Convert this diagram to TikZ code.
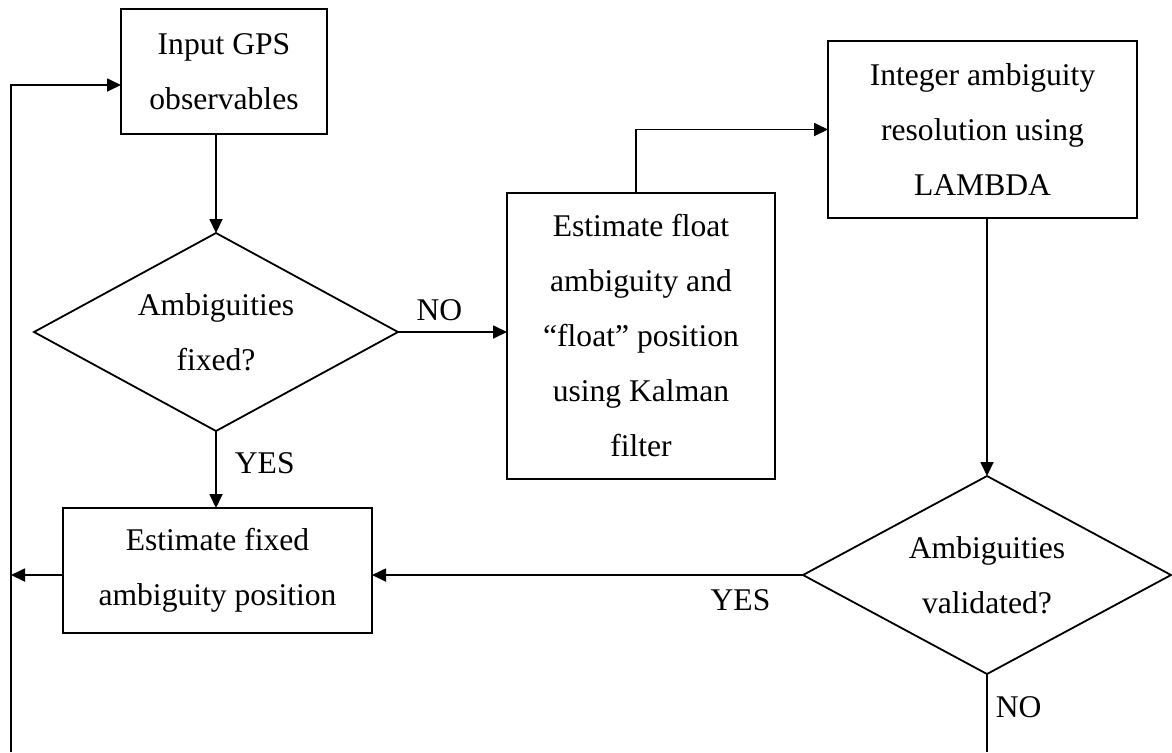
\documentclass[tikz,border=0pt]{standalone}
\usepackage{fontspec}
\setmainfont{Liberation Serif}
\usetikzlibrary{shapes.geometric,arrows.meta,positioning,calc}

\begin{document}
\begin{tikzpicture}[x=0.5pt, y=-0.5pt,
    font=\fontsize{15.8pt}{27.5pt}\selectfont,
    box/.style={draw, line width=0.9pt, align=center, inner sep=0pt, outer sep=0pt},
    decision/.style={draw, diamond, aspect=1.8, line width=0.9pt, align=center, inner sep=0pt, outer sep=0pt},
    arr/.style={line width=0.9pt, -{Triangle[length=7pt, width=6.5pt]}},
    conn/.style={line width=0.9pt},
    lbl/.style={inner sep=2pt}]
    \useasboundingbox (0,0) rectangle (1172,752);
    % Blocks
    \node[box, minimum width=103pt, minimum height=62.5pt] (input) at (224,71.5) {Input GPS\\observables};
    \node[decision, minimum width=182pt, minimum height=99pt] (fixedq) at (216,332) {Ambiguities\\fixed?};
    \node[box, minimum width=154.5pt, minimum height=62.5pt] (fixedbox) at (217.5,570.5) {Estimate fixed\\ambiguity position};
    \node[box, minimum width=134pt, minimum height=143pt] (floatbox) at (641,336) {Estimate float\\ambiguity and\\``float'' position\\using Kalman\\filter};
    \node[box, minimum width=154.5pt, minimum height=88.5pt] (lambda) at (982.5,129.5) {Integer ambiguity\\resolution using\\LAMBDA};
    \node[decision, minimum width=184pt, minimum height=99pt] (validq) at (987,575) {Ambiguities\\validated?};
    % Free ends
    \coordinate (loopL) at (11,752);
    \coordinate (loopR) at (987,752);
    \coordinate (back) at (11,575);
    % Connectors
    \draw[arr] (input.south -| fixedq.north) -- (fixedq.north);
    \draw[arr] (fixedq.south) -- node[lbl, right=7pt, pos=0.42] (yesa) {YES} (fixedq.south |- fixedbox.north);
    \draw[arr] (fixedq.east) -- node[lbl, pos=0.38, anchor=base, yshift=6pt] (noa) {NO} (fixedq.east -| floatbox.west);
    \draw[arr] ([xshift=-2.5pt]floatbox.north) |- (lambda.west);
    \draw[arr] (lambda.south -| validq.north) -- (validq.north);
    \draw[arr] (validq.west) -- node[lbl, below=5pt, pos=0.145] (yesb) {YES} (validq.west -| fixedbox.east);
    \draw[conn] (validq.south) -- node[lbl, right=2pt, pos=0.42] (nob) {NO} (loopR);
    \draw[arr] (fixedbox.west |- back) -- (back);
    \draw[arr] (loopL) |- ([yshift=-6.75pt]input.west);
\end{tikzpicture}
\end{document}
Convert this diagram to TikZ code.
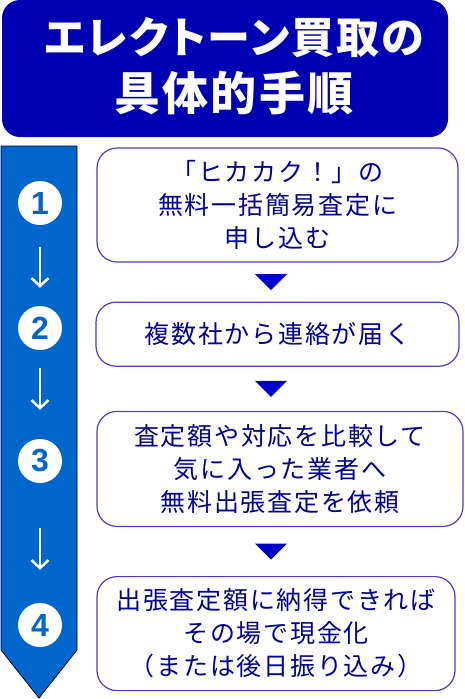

◇ ◇ ◇ ◇

### Task instructions
Quote the material exactly. Pictures stay out.

### Completed task
Convert this diagram to TikZ code.
\documentclass[tikz,border=0pt]{standalone}
\usepackage{fontspec}
\setmainfont{Liberation Serif}
\usetikzlibrary{shapes.geometric,arrows.meta,positioning,calc}

\begin{document}
\begin{tikzpicture}[x=0.5pt, y=-0.5pt,
    font=\fontsize{15.8pt}{27.5pt}\selectfont,
    box/.style={draw, line width=0.9pt, align=center, inner sep=0pt, outer sep=0pt},
    decision/.style={draw, diamond, aspect=1.8, line width=0.9pt, align=center, inner sep=0pt, outer sep=0pt},
    arr/.style={line width=0.9pt, -{Triangle[length=7pt, width=6.5pt]}},
    conn/.style={line width=0.9pt},
    lbl/.style={inner sep=2pt}]
    \useasboundingbox (0,0) rectangle (1172,752);
    % Blocks
    \node[box, minimum width=103pt, minimum height=62.5pt] (input) at (224,71.5) {Input GPS\\observables};
    \node[decision, minimum width=182pt, minimum height=99pt] (fixedq) at (216,332) {Ambiguities\\fixed?};
    \node[box, minimum width=154.5pt, minimum height=62.5pt] (fixedbox) at (217.5,570.5) {Estimate fixed\\ambiguity position};
    \node[box, minimum width=134pt, minimum height=143pt] (floatbox) at (641,336) {Estimate float\\ambiguity and\\``float'' position\\using Kalman\\filter};
    \node[box, minimum width=154.5pt, minimum height=88.5pt] (lambda) at (982.5,129.5) {Integer ambiguity\\resolution using\\LAMBDA};
    \node[decision, minimum width=184pt, minimum height=99pt] (validq) at (987,575) {Ambiguities\\validated?};
    % Free ends
    \coordinate (loopL) at (11,752);
    \coordinate (loopR) at (987,752);
    \coordinate (back) at (11,575);
    % Connectors
    \draw[arr] (input.south -| fixedq.north) -- (fixedq.north);
    \draw[arr] (fixedq.south) -- node[lbl, right=7pt, pos=0.42] (yesa) {YES} (fixedq.south |- fixedbox.north);
    \draw[arr] (fixedq.east) -- node[lbl, pos=0.38, anchor=base, yshift=6pt] (noa) {NO} (fixedq.east -| floatbox.west);
    \draw[arr] ([xshift=-2.5pt]floatbox.north) |- (lambda.west);
    \draw[arr] (lambda.south -| validq.north) -- (validq.north);
    \draw[arr] (validq.west) -- node[lbl, below=5pt, pos=0.145] (yesb) {YES} (validq.west -| fixedbox.east);
    \draw[conn] (validq.south) -- node[lbl, right=2pt, pos=0.42] (nob) {NO} (loopR);
    \draw[arr] (fixedbox.west |- back) -- (back);
    \draw[arr] (loopL) |- ([yshift=-6.75pt]input.west);
\end{tikzpicture}
\end{document}
Convert this diagram to TikZ code.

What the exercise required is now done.